The Case for the Portal: Freedom, Opportunity, and Player Empowerment
1. Athletes Finally Have Mobility
For decades, coaches could leave for new jobs at any time—often with hefty buyouts—while athletes were forced to sit out a full year if they transferred.
The Portal restored fairness. Now, players can pursue the best fit academically, athletically, and personally without losing precious eligibility.
2. It Saves Careers
Many athletes were stuck on depth charts with no realistic path to playing time. The Portal gives them a second chance.
Quarterbacks, in particular, have been able to flip their futures by finding systems that better match their strengths. The same is true across basketball, volleyball, soccer, and softball.
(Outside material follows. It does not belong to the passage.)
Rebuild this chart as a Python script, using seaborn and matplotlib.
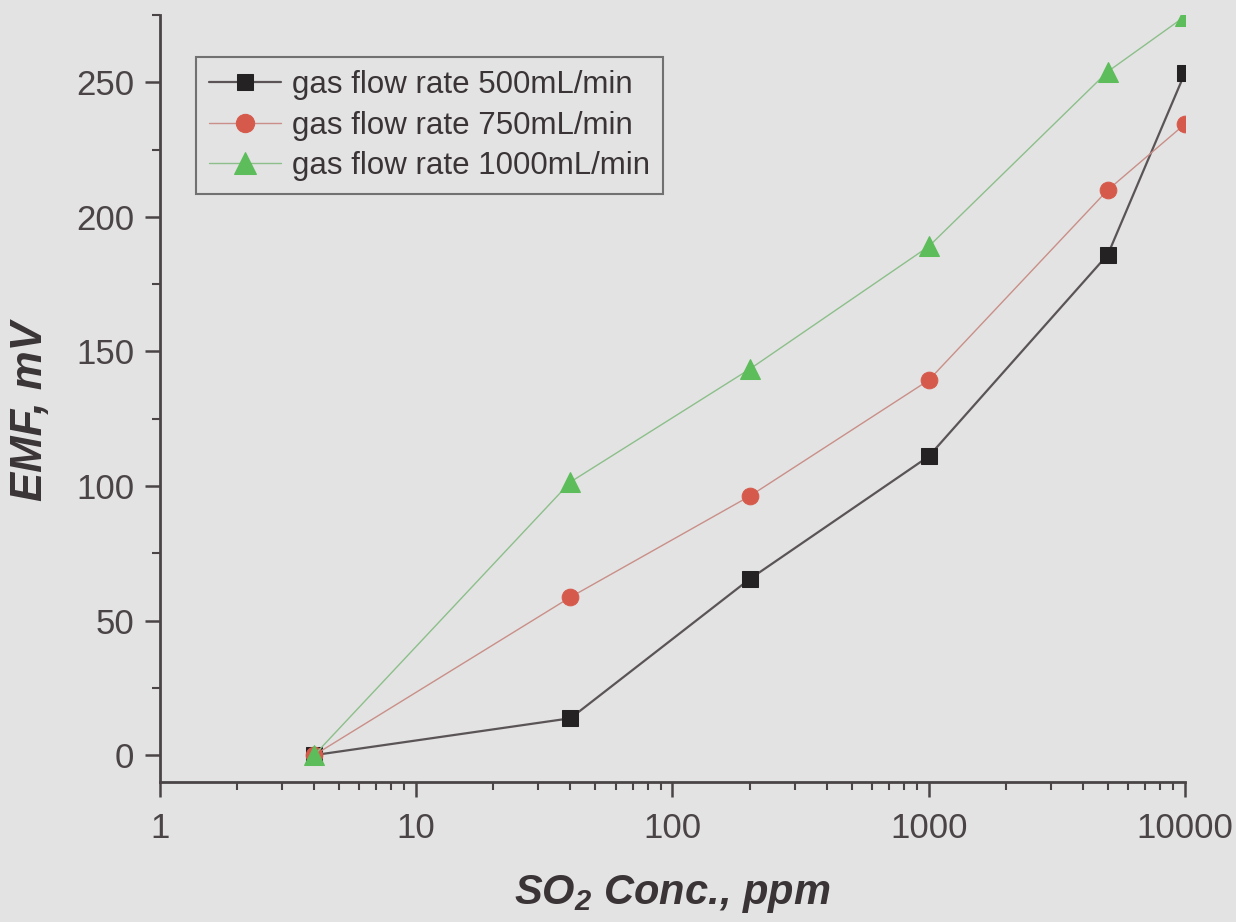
import numpy as np
import pandas as pd
import matplotlib
matplotlib.use("Agg")
import matplotlib.pyplot as plt
import seaborn as sns
from matplotlib.ticker import LogLocator, FixedLocator, MultipleLocator, FuncFormatter

conc = [4, 40, 200, 1000, 5000, 10000]
emf_500 = [0, 13.7, 65.4, 111, 186, 253.5]
emf_750 = [0, 58.7, 96.2, 139.3, 210, 234.5]
emf_1000 = [0, 101.5, 143.4, 189, 254, 274.5]
labels = ["gas flow rate 500mL/min", "gas flow rate 750mL/min", "gas flow rate 1000mL/min"]

sns.set_theme(style="ticks")
plt.rcParams['font.family'] = ['Liberation Sans', 'DejaVu Sans']
plt.rcParams['mathtext.fontset'] = 'custom'
plt.rcParams['mathtext.bf'] = 'Liberation Sans:bold:italic'
plt.rcParams['mathtext.it'] = 'Liberation Sans:bold:italic'
plt.rcParams['mathtext.rm'] = 'Liberation Sans:bold:italic'
bg = "#e3e3e3"
axc = "#4a4446"

fig = plt.figure(figsize=(12.36, 9.22), dpi=100, facecolor=bg)
ax = fig.add_axes([0.1294, 0.1518, 0.8293, 0.8319], facecolor=bg)

series = [
    (emf_500, labels[0], "#252223", "s", 1.6, "#5a5456", 11),
    (emf_750, labels[1], "#d65a4c", "o", 1.0, "#c98f88", 12),
    (emf_1000, labels[2], "#5cbd5a", "^", 1.0, "#8cbf8a", 14),
]
for vals, lab, mc, mk, lw, lc, ms in series:
    df = pd.DataFrame({"x": conc, "y": vals})
    sns.lineplot(data=df, x="x", y="y", ax=ax, color=lc, linewidth=lw,
                 marker=mk, markersize=ms, markerfacecolor=mc, markeredgecolor=mc,
                 label=lab, clip_on=True, zorder=3)

ax.set_xscale("log")
ax.set_xlim(1, 10000)
ax.set_ylim(-10, 275)
ax.xaxis.set_major_locator(FixedLocator([1, 10, 100, 1000, 10000]))
ax.xaxis.set_major_formatter(FuncFormatter(lambda v, p: f"{int(round(v))}"))
ax.xaxis.set_minor_locator(LogLocator(base=10, subs=np.arange(2, 10)))
ax.yaxis.set_major_locator(FixedLocator([0, 50, 100, 150, 200, 250]))
ax.yaxis.set_minor_locator(MultipleLocator(25))

for s in ["top", "right"]:
    ax.spines[s].set_visible(False)
for s in ["left", "bottom"]:
    ax.spines[s].set_color(axc)
    ax.spines[s].set_linewidth(2.0)

ax.tick_params(axis="both", which="major", direction="out", length=11, width=1.8,
               color=axc, labelcolor="#4a4446", labelsize=25)
ax.tick_params(axis="x", which="major", pad=10.5)
ax.tick_params(axis="y", which="major", pad=7.5)
ax.tick_params(axis="both", which="minor", direction="out", length=6, width=1.5, color=axc)

ax.set_xlabel("SO$_{2}$ Conc., ppm", fontsize=30, fontweight="bold", fontstyle="italic",
              color="#3a3436")
ax.set_ylabel("EMF, mV", fontsize=31.5, fontweight="bold", fontstyle="italic",
              color="#3a3436")
ax.xaxis.set_label_coords(0.5, -0.118)
ax.yaxis.set_label_coords(-0.106, 0.484)

leg = ax.legend(loc="upper left", bbox_to_anchor=(0.035, 0.945), frameon=True, fancybox=False,
                fontsize=22.5, handlelength=2.3, handletextpad=0.35, borderpad=0.42,
                labelspacing=0.33, borderaxespad=0, markerscale=1.1)
leg.get_frame().set_facecolor(bg)
leg.get_frame().set_edgecolor("#555")
leg.get_frame().set_linewidth(1.5)
for t in leg.get_texts():
    t.set_color("#3a3436")

fig.savefig("out.png", dpi=100, facecolor=bg)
3. Mid-Majors Benefit in Their Own Way
Not every mid-major loses talent—many thrive by recruiting experienced transfers who are ready to contribute immediately.
Programs like FAU (men’s basketball), James Madison (football), and San Diego State (basketball) have leaned into the Portal to elevate their national presence.
4. A Better Academic and Personal Fit
Not all transfers are about playing time. Some athletes move closer to home, pursue graduate programs, or find a culture that fits them better. College sports are still, at their core, about people.
The Case Against the Portal: Chaos, Poaching, and the End of Continuity
1. Roster Instability Is at an All-Time High
The average FBS football program now experiences dozens of departures every offseason. Basketball rosters flip even more dramatically.
For coaches, building long-term systems has become harder than ever.
2. Mid-Majors Are Being Raided
There’s no sugarcoating it—mid-major programs often develop players only for Power Five schools to swoop in with immediate playing time, NIL incentives, or national exposure.
It’s the new reality: build a star, risk losing a star.
3. NIL Complicates Everything
Name, Image & Likeness wasn’t designed to be a recruiting tool, yet that’s how it’s commonly used.
The Portal + NIL has created what some call “free agency without contracts.”
Bidding wars, tampering, and unofficial offers have become routine.
4. The End of the Four-Year Player Era
Fans love familiarity. Teams used to be built around veterans who stayed for years.
Now? A player may wear three different jerseys in four seasons.
It weakens rivalries, relationships, and sometimes even the fan experience.
So…Is It Helping or Hurting?
The answer depends on perspective:
Helping athletes? Absolutely. They have more control than ever.
Helping competitive balance? Maybe in some cases, but often not.
Helping coaches and fans? That’s more complicated.
Helping college sports as a whole? Still up for debate.
What’s clear is that the Portal isn’t going away. Instead, college sports must adapt.
Uniform transfer windows, NIL regulation, and standardized tampering rules could bring stability without rolling back athlete rights.
Final Thoughts
The Transfer Portal is both empowering and disruptive—an imperfect solution in an imperfect system. It gives athletes opportunities they deserve, but it also creates challenges for programs scrambling to maintain continuity.
In many ways, it mirrors modern college athletics itself: fast-moving, player-centric, and evolving by the year.